I'm away from my laptop now but can send the constraints tomorrow, i basically just did the top edge (previously surface when modelled 3D), where the throat would be and had it fully constrained in X,Y,Z. But i understand from btrueblood's comment about it needing to be able to expand outwards. Yes essentially the red band (which is a red point now i modelled it 2D axissymmetric) seems to be a singularity, when i refine my mesh the size of the part with high stress shrinks with it, so effectively if i made the mesh size 0.000000001 if the computer could handle it i would imagine i would have a single point nanometers in diameter with extremely high stress, which then skews the contour plots for the rest of the model.

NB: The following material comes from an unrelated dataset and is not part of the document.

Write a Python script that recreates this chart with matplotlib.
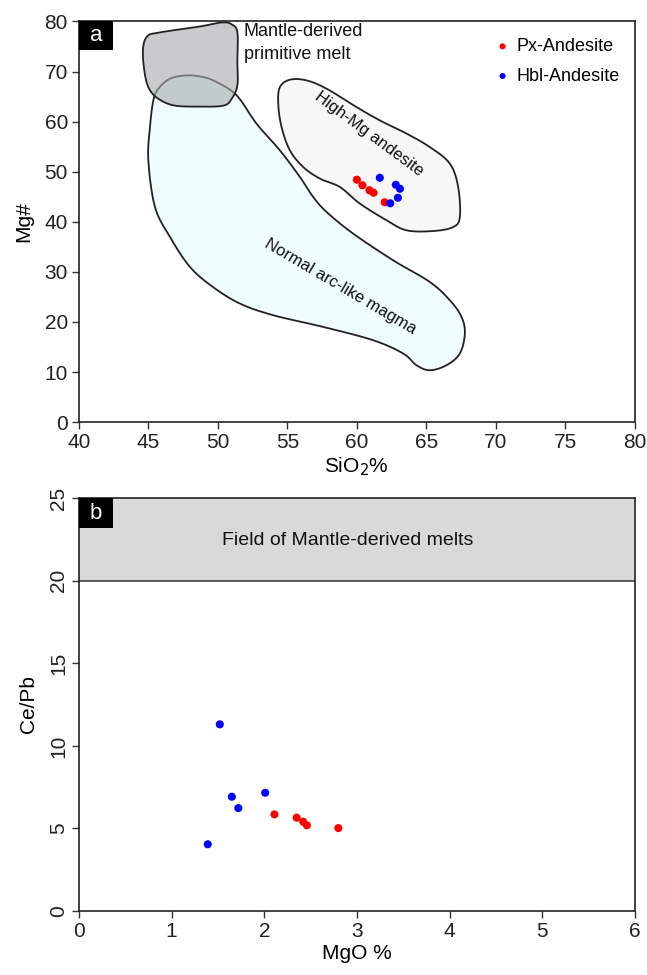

I will give the constraints a rejig to allow for radial expansion at the throat and update if that fixes the problem. I tried filleting it and adding plasticity as 'FEA WAY' suggested but it didnt seem to help. But what other people said in the thread makes sense now about about the infinitely stiff constraint forcing high stress on the edge

 

[rb1957]

"made the mesh size 0.000000001" ... models with intergranular meshes are not more accurate.

But you have to apply some "common sense" to the model. If you're chasing a stress peak that may be due to some loading (a point load, a rigid constraint) then you're doomed to fail. Convergence is about is the model correctly representing the geometry. Are you looking at element centroidal stress or nodal averaged stress ?

Of more importance is the quality of the element mesh.

Do you have solid (3D) elements or 2D shells ?

Thermal effects may have more impact than pressure ?

Time dependent stress (like thermal effects over time) ?

Linear elastic (doomed to fail) or non-linear ??

"Hoffen wir mal, dass alles gut geht !"
General Paulus, Nov 1942, outside Stalingrad after the launch of Operation Uranus.

 

[SWComposites]

Often when there are artificial stress peaks at constraints or other model discontinuities, we simply ignore those areas and evaluate the rest of the model (and not bother with mesh refinement down to absurd sizes in a futile chase of a numerical singularity).

 

[GregLocock]

True, St Venant and all that, but I've had orribl surprises from ignoring the compliance of the rig/fixture/rest of the structure.

Cheers

Greg Locock


New here? Try reading these, they might help FAQ731-376

http://eng-tips.com/market.cfm?

 

[rb1957]

I can see problems with the structural boundary (with the "rest of the world") interacting with the axi-symmetric boundary. I'd rather model the full nozzle, and maybe investigate symmetry once I had the model running "believably".

"Hoffen wir mal, dass alles gut geht !"
General Paulus, Nov 1942, outside Stalingrad after the launch of Operation Uranus.